::: SUPPLIED DATA :::

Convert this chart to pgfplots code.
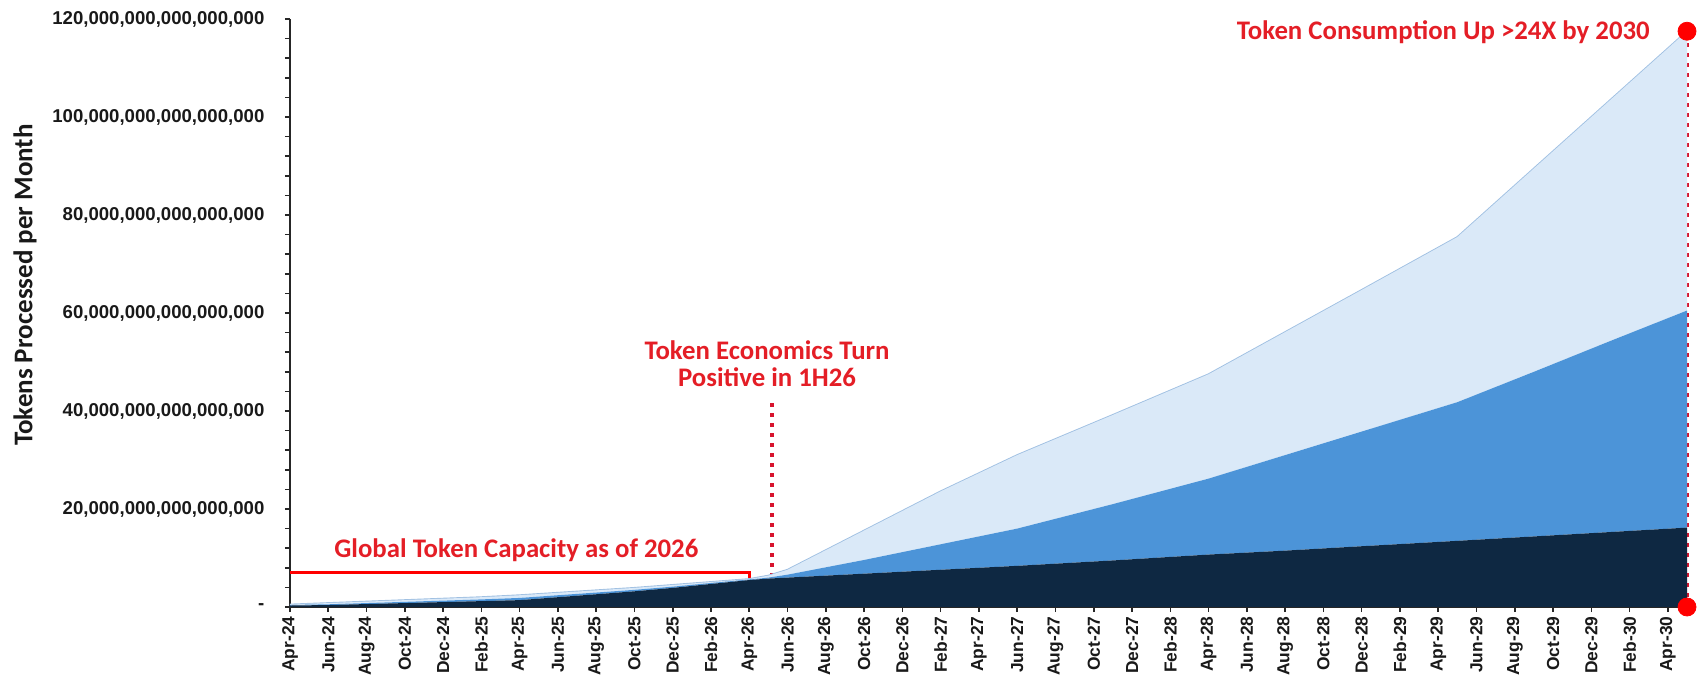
\documentclass[border=0pt]{standalone}
\usepackage{fontspec}
\setmainfont{Liberation Sans}
\newfontfamily\calib{Carlito}
\usepackage{pgfplots}
\usepackage{pgfplotstable}
\pgfplotsset{compat=1.18}

\definecolor{navy}{RGB}{14,40,66}
\definecolor{consumer}{RGB}{76,148,216}
\definecolor{enterprise}{RGB}{218,233,248}
\definecolor{entline}{RGB}{160,192,226}
\definecolor{annred}{RGB}{228,30,38}
\definecolor{dotred}{RGB}{215,20,45}
\definecolor{labnavy}{RGB}{24,44,70}
\definecolor{labwhite}{RGB}{232,242,252}

% month index (0 = Apr-24), Non-Agent, Consumer, Enterprise (x 10^15 tokens)
\pgfplotstableread{
x   N     C     E
0   0.30  0.10  0.10
2   0.40  0.15  0.25
4   0.60  0.20  0.30
6   0.80  0.25  0.35
8   1.00  0.30  0.40
10  1.20  0.35  0.45
12  1.40  0.45  0.55
14  2.00  0.40  0.50
16  2.60  0.35  0.45
18  3.20  0.30  0.40
20  3.90  0.25  0.35
22  4.70  0.20  0.20
24  5.50  0.10  0.10
25  5.80  0.20  0.40
26  6.00  0.60  1.00
30  6.80  2.80  6.00
34  7.60  5.20  10.80
38  8.40  7.60  15.00
43  9.50  11.50 18.20
48  10.70 15.50 21.30
52  11.50 19.50 25.10
56  12.40 23.40 28.90
61  13.50 28.30 33.70
65  14.40 33.60 41.50
69  15.30 39.00 49.20
73  16.20 44.30 57.00
}\tokens

\begin{document}
\begin{tikzpicture}
\begin{axis}[
  scale only axis,
  width=698.5pt, height=294pt,
  xmin=0, xmax=73, ymin=0, ymax=120,
  axis lines=left,
  axis line style={-, line width=0.9pt, black!85},
  clip=false,
  stack plots=y,
  tick align=outside,
  major tick length=2.6pt,
  minor tick length=2.6pt,
  every tick/.style={line width=0.8pt, black!85},
  xtick={0,2,...,72},
  xticklabels={Apr-24,Jun-24,Aug-24,Oct-24,Dec-24,Feb-25,Apr-25,Jun-25,Aug-25,Oct-25,Dec-25,Feb-26,Apr-26,Jun-26,Aug-26,Oct-26,Dec-26,Feb-27,Apr-27,Jun-27,Aug-27,Oct-27,Dec-27,Feb-28,Apr-28,Jun-28,Aug-28,Oct-28,Dec-28,Feb-29,Apr-29,Jun-29,Aug-29,Oct-29,Dec-29,Feb-30,Apr-30},
  xticklabel style={rotate=90, anchor=east, inner sep=0pt, font=\fontsize{8.7}{10}\selectfont\bfseries, text=black!90},
  xticklabel shift=2pt,
  ytick={0,20,...,120},
  minor y tick num=4,
  yticklabels={{-\hspace{4.5pt}},{20,000,000,000,000,000},{40,000,000,000,000,000},{60,000,000,000,000,000},{80,000,000,000,000,000},{100,000,000,000,000,000},{120,000,000,000,000,000}},
  yticklabel style={anchor=east, inner sep=0pt, font=\fontsize{9.3}{11}\selectfont\bfseries, text=black!90},
  yticklabel shift=10pt,
  ylabel={Tokens Processed per Month},
  every axis y label/.style={at={(rel axis cs:-0.1897,0.5476)}, rotate=90, anchor=center, font=\calib\fontsize{13.5}{15}\selectfont\bfseries, text=black!90},
]
\addplot[fill=navy, draw=none] table[x=x, y=N]{\tokens} \closedcycle;
\addplot[fill=consumer, draw=none] table[x=x, y=C]{\tokens} \closedcycle;
\addplot[fill=enterprise, draw=none] table[x=x, y=E]{\tokens} \closedcycle;
\addplot[draw=entline, line width=0.9pt, no marks, stack plots=false] table[x=x, y expr=\thisrow{N}+\thisrow{C}+\thisrow{E}]{\tokens};

% global capacity line
\draw[red, line width=1.5pt] (axis cs:0,7) -- (axis cs:24,7) -- (axis cs:24,0);
% 1H26 dotted line
\draw[dotred, line width=2.2pt, dash pattern=on 2pt off 3pt] (axis cs:25.2,0) -- (axis cs:25.2,42.2);
% 2030 dotted line
\draw[dotred, line width=2.2pt, dash pattern=on 2pt off 3pt] (axis cs:73,0) -- (axis cs:73,117.5);
\addplot[only marks, mark=*, mark size=4.5pt, color=red, stack plots=false] coordinates {(73,117.5) (73,0)};

\node[anchor=east, inner sep=0pt, text=annred, font=\calib\fontsize{13.4}{14}\selectfont\bfseries] at (axis cs:71.07,117.3) {Token Consumption Up >24X by 2030};
\node[align=center, inner sep=0pt, text=annred, font=\calib\fontsize{13.4}{13.6}\selectfont\bfseries] at (axis cs:24.93,49.6) {Token Economics Turn\\Positive in 1H26};
\node[anchor=west, inner sep=0pt, text=annred, font=\calib\fontsize{13.4}{14}\selectfont\bfseries] at (axis cs:2.3,11.6) {Global Token Capacity as of 2026};

\node[anchor=east, inner sep=0pt, text=labnavy, font=\calib\fontsize{15}{16}\selectfont\bfseries] at (axis cs:71.12,67.1) {Enterprise Agents};
\node[anchor=east, inner sep=0pt, text=labwhite, font=\calib\fontsize{15}{16}\selectfont\bfseries] at (axis cs:71.17,25.3) {Consumer Agents};
\node[anchor=east, inner sep=0pt, text=labwhite, font=\calib\fontsize{15}{16}\selectfont\bfseries] at (axis cs:71.17,6.9) {Non-Agent Workloads};
\end{axis}
\pgfresetboundingbox
\path[use as bounding box] (-145pt,-35.5pt) rectangle (705.5pt,303.5pt);
\end{tikzpicture}
\end{document}
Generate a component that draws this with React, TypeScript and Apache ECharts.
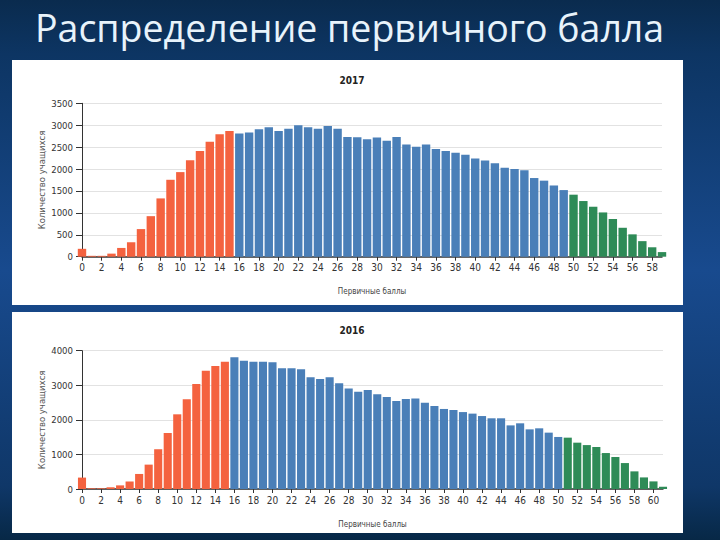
import React, { useEffect, useRef } from "react";
import * as echarts from "echarts";

// ---- data ----
const scores2017 = Array.from({ length: 60 }, (_, i) => i); // 0..59
const counts2017 = [
  180, 20, 20, 70, 200, 330, 630, 925, 1330, 1755,
  1930, 2200, 2410, 2620, 2795, 2870, 2810, 2835, 2910, 2955,
  2870, 2920, 3000, 2955, 2920, 2980, 2920, 2730, 2725, 2680,
  2720, 2645, 2730, 2560, 2510, 2560, 2455, 2410, 2370, 2325,
  2240, 2195, 2135, 2030, 2000, 1970, 1795, 1735, 1625, 1520,
  1415, 1270, 1140, 1010, 860, 660, 510, 355, 215, 105,
];
const scores2016 = Array.from({ length: 62 }, (_, i) => i); // 0..61
const counts2016 = [
  330, 20, 20, 50, 105, 220, 435, 705, 1150, 1620,
  2160, 2595, 3035, 3420, 3555, 3680, 3810, 3710, 3680, 3680,
  3665, 3490, 3490, 3460, 3230, 3180, 3230, 3055, 2910, 2815,
  2865, 2740, 2660, 2545, 2600, 2620, 2495, 2400, 2315, 2285,
  2225, 2180, 2110, 2045, 2045, 1840, 1900, 1725, 1755, 1630,
  1505, 1485, 1340, 1270, 1215, 1040, 925, 750, 510, 335,
  220, 65,
];
const redMax2017 = 15;
const greenMin2017 = 50;
const redMax2016 = 15;
const greenMin2016 = 51;

const slideTitle = "Распределение первичного балла";
const chartTitles = ["2017", "2016"];
const xName = "Первичные баллы";
const yName = "Количество учащихся";

const RED = "#f4623f";
const BLUE = "#4a7fb8";
const GREEN = "#2e8b57";

const LABEL_FONT = "'Liberation Sans Narrow', 'DejaVu Sans Condensed', 'Roboto Condensed', 'Liberation Sans', sans-serif";

function colored(scores: number[], counts: number[], redMax: number, greenMin: number) {
  return scores.map((s, i) => ({
    value: [s, counts[i]],
    itemStyle: { color: s <= redMax ? RED : s >= greenMin ? GREEN : BLUE },
  }));
}

export default function App() {
  const ref = useRef<HTMLDivElement>(null);
  useEffect(() => {
    if (!ref.current) return;
    const chart = echarts.init(ref.current, null, { renderer: "svg" });
    const yCommon = (gridIndex: number, max: number, interval: number) => ({
      gridIndex,
      type: "value" as const,
      min: 0,
      max,
      interval,
      axisLine: { show: true, lineStyle: { color: "#333", width: 1 } },
      axisTick: { show: true, length: 6, lineStyle: { color: "#333" } },
      axisLabel: {
        color: "#333",
        fontSize: 9.5,
        fontFamily: LABEL_FONT,
        margin: 9,
        formatter: (v: number) => String(v),
      },
      splitLine: { show: true, lineStyle: { color: "#e2e2e2" } },
      name: yName,
      nameLocation: "middle" as const,
      nameGap: 36,
      nameMoveOverlap: false,
      nameTextStyle: { color: "#555", fontSize: 8.5, fontFamily: "'DejaVu Sans', sans-serif" },
    });
    const xCommon = (gridIndex: number, max: number) => ({
      gridIndex,
      type: "value" as const,
      min: 0,
      max,
      interval: 2,
      axisLine: { show: true, onZero: false, lineStyle: { color: "#333", width: 1.5 } },
      axisTick: { show: true, length: 4, lineStyle: { color: "#333" } },
      axisLabel: {
        color: "#333",
        fontSize: 10,
        fontFamily: LABEL_FONT,
        margin: 6,
        formatter: (v: number) => String(v),
      },
      splitLine: { show: false },
      name: xName,
      nameLocation: "middle" as const,
      nameGap: 31,
      nameMoveOverlap: false,
      nameTextStyle: { color: "#444", fontSize: 8, fontFamily: LABEL_FONT },
    });
    chart.setOption({
      animation: false,
      backgroundColor: {
        type: "linear",
        x: 0, y: 0, x2: 0, y2: 1,
        colorStops: [
          { offset: 0, color: "#0a2b4e" },
          { offset: 0.1, color: "#0d3563" },
          { offset: 0.5, color: "#184a8e" },
          { offset: 0.9, color: "#0f3768" },
          { offset: 1, color: "#072846" },
        ],
      },
      graphic: [
        { type: "rect", z: -10, shape: { x: 12, y: 60, width: 671, height: 245 }, style: { fill: "#ffffff" } },
        { type: "rect", z: -10, shape: { x: 12, y: 312, width: 671, height: 221 }, style: { fill: "#ffffff" } },
        {
          type: "text",
          x: 35,
          y: 27,
          style: {
            text: slideTitle,
            fill: "#e8f3fb",
            font: "37.5px 'Open Sans', 'DejaVu Sans', sans-serif",
            verticalAlign: "middle",
            align: "left",
          },
        },
      ],
      title: [
        {
          text: chartTitles[0],
          left: 347,
          top: 70,
          textAlign: "center",
          textStyle: { fontSize: 10, fontWeight: "bold", color: "#222", fontFamily: LABEL_FONT },
        },
        {
          text: chartTitles[1],
          left: 347,
          top: 320,
          textAlign: "center",
          textStyle: { fontSize: 10, fontWeight: "bold", color: "#222", fontFamily: LABEL_FONT },
        },
      ],
      grid: [
        { left: 82, right: 58, top: 103.3, bottom: 283.3 },
        { left: 82, right: 57, top: 350.7, bottom: 51 },
      ],
      xAxis: [xCommon(0, 59), xCommon(1, 61)],
      yAxis: [yCommon(0, 3500, 500), yCommon(1, 4000, 1000)],
      series: [
        {
          type: "bar",
          xAxisIndex: 0,
          yAxisIndex: 0,
          barWidth: 8.4,
          clip: true,
          data: colored(scores2017, counts2017, redMax2017, greenMin2017),
        },
        {
          type: "bar",
          xAxisIndex: 1,
          yAxisIndex: 1,
          barWidth: 8.1,
          clip: true,
          data: colored(scores2016, counts2016, redMax2016, greenMin2016),
        },
      ],
    });
    return () => chart.dispose();
  }, []);
  return (
    <div
      ref={ref}
      style={{ position: "absolute", left: 0, top: 0, width: 720, height: 540 }}
    />
  );
}
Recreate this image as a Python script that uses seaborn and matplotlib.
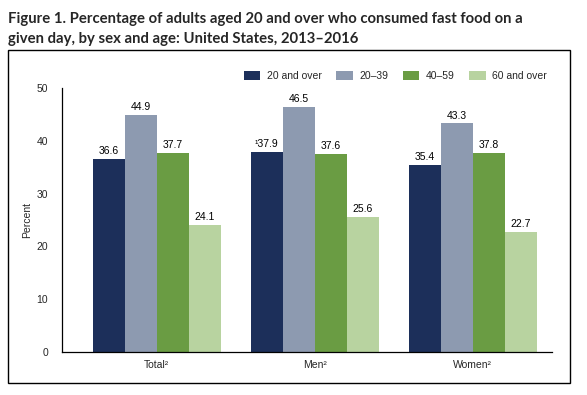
import pandas as pd
import seaborn as sns
import matplotlib.pyplot as plt
from matplotlib.patches import Rectangle

groups = ["Total\u00b2", "Men\u00b2", "Women\u00b2"]
ages = ["20 and over", "20\u201339", "40\u201359", "60 and over"]
total = [36.6, 44.9, 37.7, 24.1]
men = [37.9, 46.5, 37.6, 25.6]
women = [35.4, 43.3, 37.8, 22.7]
colors = ["#1c2f5a", "#8d9ab0", "#6a9c43", "#b8d3a0"]

rows = []
for g, vals in zip(groups, [total, men, women]):
    for a, v in zip(ages, vals):
        rows.append({"group": g, "age": a, "value": v})
df = pd.DataFrame(rows)

sns.set_style("white")
plt.rcParams["font.family"] = ["Liberation Sans", "DejaVu Sans"]

fig = plt.figure(figsize=(5.87, 3.95), dpi=100)
ax = fig.add_axes([0.1056, 0.1089, 0.834, 0.668])

sns.barplot(data=df, x="group", y="value", hue="age", palette=colors,
            width=0.81, saturation=1, ax=ax, errorbar=None, linewidth=0)

# value labels
for i, cont in enumerate(ax.containers):
    labels = []
    for j, v in enumerate([total, men, women]):
        lab = f"{v[i]:.1f}"
        if i == 0 and j == 1:
            lab = "\u00b9" + lab
        labels.append(lab)
    ax.bar_label(cont, labels=labels, padding=2, fontsize=7.5, color="black")

ax.set_ylim(0, 50)
ax.set_xlim(-0.6, 2.5)
ax.set_yticks([0, 10, 20, 30, 40, 50])
ax.tick_params(axis="y", direction="in", length=5, width=0.8, labelsize=7.5, pad=10)
ax.tick_params(axis="x", length=0, labelsize=7.5, pad=6)
ax.set_xlabel("")
ax.set_ylabel("Percent", fontsize=7.5, labelpad=3)
for s in ["top", "right"]:
    ax.spines[s].set_visible(False)
for s in ["left", "bottom"]:
    ax.spines[s].set_color("black")
    ax.spines[s].set_linewidth(0.9)

ax.legend(loc="upper right", bbox_to_anchor=(1.01, 1.10), ncol=4, frameon=False,
          fontsize=7.5, handlelength=1.6, handleheight=0.9, columnspacing=1.35,
          handletextpad=0.65)

fig.text(0.014, 0.943, "Figure 1. Percentage of adults aged 20 and over who consumed fast food on a",
         fontsize=10.7, fontweight="bold", family="Lato")
fig.text(0.014, 0.891, "given day, by sex and age: United States, 2013\u20132016",
         fontsize=10.7, fontweight="bold", family="Lato")

fig.patches.append(Rectangle((8 / 587, 1 - 383 / 395), (570 - 8) / 587, (383 - 50) / 395,
                             transform=fig.transFigure, fill=False,
                             edgecolor="black", linewidth=1.0))

fig.savefig("out.png", dpi=100)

:::

• _WRITTEN PROBLEM_
Exclude any pictures, and restate word for word the lines from the one containing "Recreate this image" through the one containing "from matplotlib.patches import Rectangle", both included.

• _TASK ANSWER_
Recreate this image as a Python script that uses seaborn and matplotlib.
import pandas as pd
import seaborn as sns
import matplotlib.pyplot as plt
from matplotlib.patches import Rectangle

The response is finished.